ControlSystemStudio / phoebus

A framework and set of tools to monitor and operate large scale control systems, such as the ones in the accelerator community.
http://phoebus.org/
Eclipse Public License 1.0
90 stars 90 forks source link

Linux/NVIDIA desktop lockup unless using prism.order=sw #512

Closed kasemir closed 5 years ago

kasemir commented 5 years ago

Adding to the Linux woes #353, #367, we observe the following on RHEL 7.6 computers with NVIDIA graphics cards (nvidia-smi reports version 340.107).
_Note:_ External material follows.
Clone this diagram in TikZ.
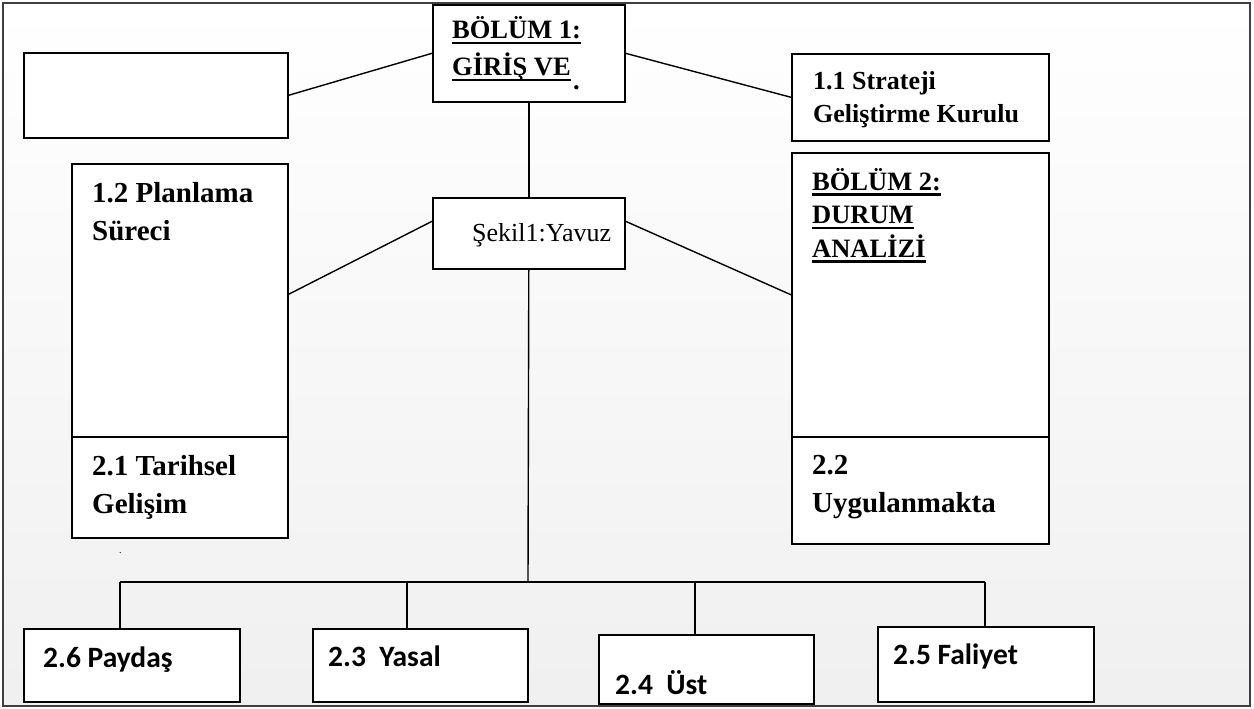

On the computer, running multiple copies via ssh or a ThinLinc remote desktop is fine. Starting multiple instances at the physical desktop causes the second, 3rd or 4th copy to be very slow. That sluggish instance doesn't need to execute any display. Simply trying to open the "File" menu will

When attaching JProfiler, the JVM doesn't consider itself using much CPU at those times. Instead, the UI thread is blocked in GlassScene.waitForRenderingToComplete(), basically calling the GTK graphics library.

Sometimes there are these types of messages in /var/log/messages suggesting a graphics driver problem:

kernel: NVRM: GPU at PCI:0000:01:00: GPU-95a676e2-3d89-3607-cd49-b7ad9d23f9f8
kernel: NVRM: Xid (PCI:0000:01:00): 13, Graphics Exception: ChID 0005, Class 00005039, Offset 00000100, Data 00000000

After killing the problematic instance of phoebus, the X server might be stuck using a CPU core, and the only way to fix it is

sudo systemctl restart display-manager

Adding this to the JVM options, i.e. disabling accelerated graphics as in principle supported by the NVIDIA driver, seems to avoid the issue:

-Dprism.order=sw
kasemir commented 5 years ago

We no longer see the issue with RHEL 7.6 and updated NVidia h/w and drivers, where nvidia-smi reports NVIDIA-SMI 418.56, Driver Version: 418.56, CUDA Version: 10.1 with Quadro P600

shroffk commented 5 years ago

great!! should this ticket me closed?